Complicating this issue is the fact that recalcitrant owners are often not paying their mortgages, either, and the primary banks may file their own foreclosure proceedings. Now, if the banks were actually foreclosing, that would be fine–the bank would eventually own the property, and they would be responsible for maintenance payments just like any other owner. But what is currently happening, all around the country, is that banks are sitting on foreclosures, even foreclosure judgments, simply so that they do not have to pay maintenance to condo and HOA associations. If the bank has a judgment of foreclosure, and the association files their own foreclosure, the bank would simply effect the judgment and force the association to pay off the mortgage or turn over the property. It’s a no-win situation for SOC boards throughout the United States.
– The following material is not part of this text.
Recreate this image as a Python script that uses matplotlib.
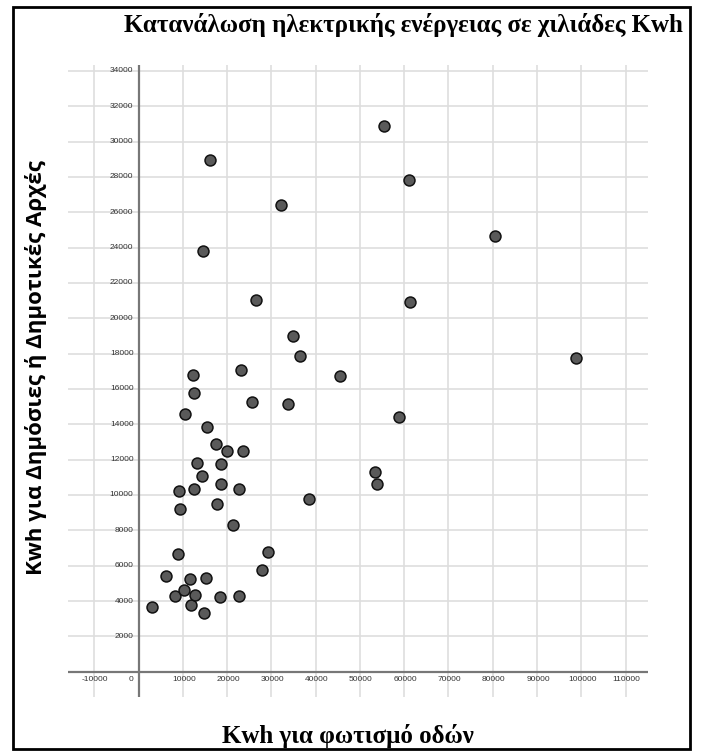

So what’s an association to do? Some difficult choices must be made. One strategy is to foreclose on every unit that is not paying maintenance, no matter the lending situation, to establish a precedent that encourages owners not to ignore their maintenance. This strategy, however, can get quite costly if foreclosures are high and if a large percentage of units have been improperly leveraged. Another strategy is to foreclose as early as possible, whenever possible, and try to rent out the units to recover as much maintenance as possible before the bank has a chance to file their own foreclosure. This strategy sometimes works well, as banks typically can take up to 2 years to push a foreclosure through the court system (mostly due to universal bank disinterest). A third strategy is to decide every foreclosure on a case-by-case basis, depending on the loan amounts owed to the primary mortgagee (as an aside, how do you remember that a mortgaGEE is the person who owes the money in a loan? Because the bank thinks “Gee, I hope they make their payments!”) The risk of this strategy is that any owner who is over-leveraged knows that the association will never foreclose on their unit, and it is essentially a free pass for them not to pay their maintenance.

The current economic times have presented very difficult issues for all association boards, and SOCs will have to make due the best they can until the crisis passes. Encourage your legislators to pass laws that force banks to pursue foreclosures aggressively, or that require banks, after filing a foreclosure, to pay maintenance to the association, whether or not they have effected the judgement. There is no simple solution to this problem, and every SOC board will have difficult choices to make in the months, and perhaps years, to come.